Benito Eduardo Lynch Beaulieu (25 July 1885 – 23 December 1951) was an Argentine novelist and short story writer.

==Biography==
Lynch was born in Buenos Aires. He came from a family of Irish origin who settled in the Río de la Plata region since the 18th century. They were descendants of Patrick Lynch from Galway. He spent his childhood and adolescence on the large country estate of his grandfather Ventura Lynch. After the estate was sold, the family settled in La Plata, the newly built capital of the Buenos Aires Province. Lynch was a lifelong recluse à la Emily Dickinson, living all his life with two unmarried sisters in a large old house in La Plata.

An eccentric, Lynch's quirky short stories have been often filmed and dramatized. He wrote more than a hundred of them, most of them in a neo-gauchoesque manner that sometimes evokes magic realism. He also strikes a genuinely and authentically popular vein.

He was also a sports fan. He played professional soccer in 1901. His club, Club de Gimnasia y Esgrima La Plata, was founded in 1887 and is now the oldest professional soccer club in America. He played in the first organized match recorded in La Plata.
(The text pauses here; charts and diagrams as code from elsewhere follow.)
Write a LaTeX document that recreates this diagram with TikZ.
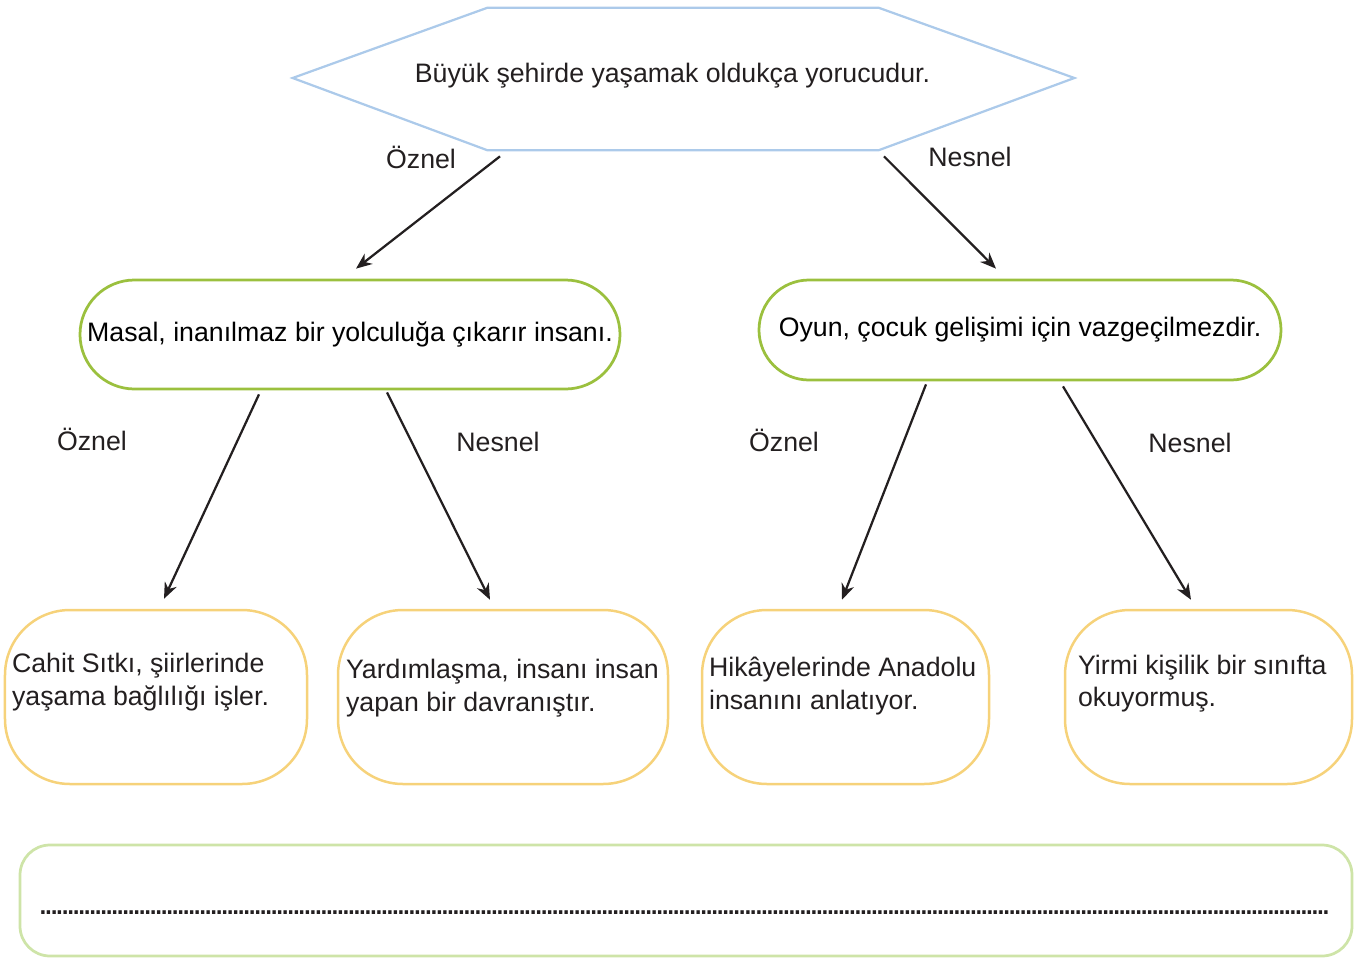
\documentclass[tikz,border=0pt]{standalone}
\usepackage{fontspec}
\setmainfont{Liberation Sans}
\usepackage{tikz}
\usetikzlibrary{arrows.meta,shapes.misc,positioning}

\definecolor{hexblue}{RGB}{172,202,234}
\definecolor{pillgreen}{RGB}{155,192,62}
\definecolor{cardyellow}{RGB}{246,210,122}
\definecolor{lightgreen}{RGB}{206,228,168}
\definecolor{ink}{RGB}{35,31,32}

\begin{document}
\begin{tikzpicture}[
    font=\fontsize{15.2}{18.4}\selectfont,
    arr/.style={-{Stealth[length=0.32cm,width=0.26cm]}, line width=0.045cm, draw=ink},
    pill/.style={draw=pillgreen, line width=0.055cm, rounded rectangle, inner sep=0pt},
    card/.style={draw=cardyellow, line width=0.05cm, rounded corners=1.3cm, inner sep=0pt,
                 minimum height=3.48cm},
    txt/.style={align=left, inner sep=0pt, anchor=west, text=ink},
    lbl/.style={inner sep=0pt, text=ink}]

    \useasboundingbox (0,0) rectangle (27.24,-19.22);

    % hexagon at the top
    \node[minimum width=7.8cm, minimum height=2.84cm, inner sep=0pt] (top) at (13.66,-1.58) {};
    \draw[draw=hexblue, line width=0.045cm] (top.north west) -- (top.north east)
        -- ([xshift=3.92cm,yshift=0.02cm]top.east) -- (top.south east) -- (top.south west)
        -- ([xshift=-3.9cm,yshift=0.02cm]top.west) -- cycle;
    \node[lbl] (toptext) at (13.45,-1.52) {Büyük şehirde yaşamak oldukça yorucudur.};

    % second row
    \node[pill, minimum width=10.8cm, minimum height=2.18cm] (masal) at (7.0,-6.69)
        {Masal, inanılmaz bir yolculuğa çıkarır insanı.};
    \node[pill, minimum width=10.44cm, minimum height=2.0cm] (oyun) at (20.4,-6.6)
        {Oyun, çocuk gelişimi için vazgeçilmezdir.};

    % bottom cards
    \node[card, minimum width=6.04cm] (cahit) at (3.12,-13.94) {};
    \node[card, minimum width=6.6cm] (yardim) at (10.06,-13.94) {};
    \node[card, minimum width=5.74cm] (hikaye) at (16.91,-13.94) {};
    \node[card, minimum width=5.74cm] (yirmi) at (24.17,-13.94) {};

    \node[txt] (cahittext) at ([xshift=0.16cm,yshift=0.3cm]cahit.west)
        {Cahit Sıtkı, şiirlerinde\\yaşama bağlılığı işler.};
    \node[txt] (yardimtext) at ([xshift=0.18cm,yshift=0.18cm]yardim.west)
        {Yardımlaşma, insanı insan\\yapan bir davranıştır.};
    \node[txt] (hikayetext) at ([xshift=0.16cm,yshift=0.22cm]hikaye.west)
        {Hikâyelerinde Anadolu\\insanını anlatıyor.};
    \node[txt] (yirmitext) at ([xshift=0.28cm,yshift=0.27cm]yirmi.west)
        {Yirmi kişilik bir sınıfta\\okuyormuş.};

    % labels
    \node[lbl] (oznelA) at (8.42,-3.14) {Öznel};
    \node[lbl] (nesnelA) at (19.4,-3.14) {Nesnel};
    \node[lbl] (oznelB) at (1.84,-8.78) {Öznel};
    \node[lbl] (nesnelB) at (9.96,-8.84) {Nesnel};
    \node[lbl] (oznelC) at (15.68,-8.8) {Öznel};
    \node[lbl] (nesnelC) at (23.8,-8.86) {Nesnel};

    % arrows
    \draw[arr] ([xshift=-3.66cm,yshift=-0.12cm]top.south) -- ([xshift=0.12cm,yshift=0.2cm]masal.north);
    \draw[arr] ([xshift=4.02cm,yshift=-0.12cm]top.south) -- ([xshift=-0.48cm,yshift=0.2cm]oyun.north);
    \draw[arr] ([xshift=-1.82cm,yshift=-0.08cm]masal.south) -- ([xshift=0.16cm,yshift=0.2cm]cahit.north);
    \draw[arr] ([xshift=0.74cm,yshift=-0.04cm]masal.south) -- ([xshift=-0.26cm,yshift=0.18cm]yardim.north);
    \draw[arr] ([xshift=-1.88cm,yshift=-0.06cm]oyun.south) -- ([xshift=-0.07cm,yshift=0.18cm]hikaye.north);
    \draw[arr] ([xshift=0.86cm,yshift=-0.1cm]oyun.south) -- ([xshift=-0.35cm,yshift=0.18cm]yirmi.north);

    % answer box
    \node[draw=lightgreen, line width=0.055cm, rounded corners=0.6cm, inner sep=0pt,
          minimum width=26.64cm, minimum height=2.22cm] (answer) at (13.72,-18.01) {};
    \node[inner sep=0pt, anchor=base west, text=ink, font=\fontsize{20}{20}\selectfont] (dots) at (0.8,-18.28)
        {\hbox to 25.76cm{\leaders\hbox to 0.11cm{\hss.\hss}\hfill}};
\end{tikzpicture}
\end{document}
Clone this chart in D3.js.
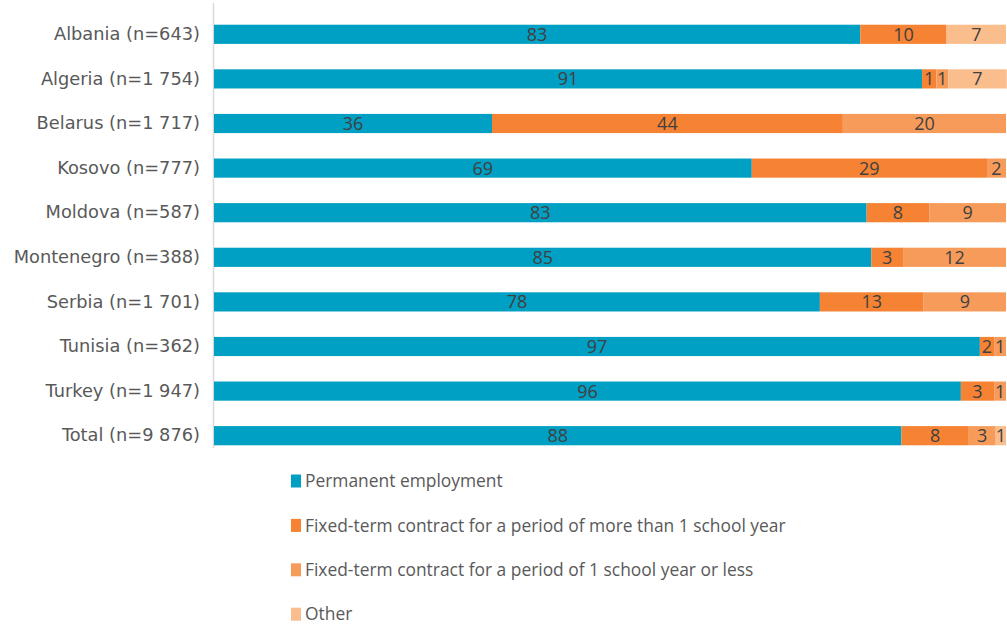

He died in 1951 in Mar del Plata, a seaside city in the Province of Buenos Aires, Argentina.

==Works==

- Plata dorada (1909)
- The Caranchos of Florida (1916)
- Raquela (1918)
- Las mal calladas (1923)
- The Englishman of the Bones (1924)
- El antojo de la patrona (1925)
- Palo verde (1925)
- The Romance of a Gaucho (1930)
- De los campos porteños (1931)
- El estanciero (1931)
- Cuentos criollos (1940)

Many stories, some worthy of anthologizing, remain uncollected. They appeared in newspapers and reviews of the time such as La Nación, El Hogar, Mundo Argentino, Caras y Caretas and Leoplán.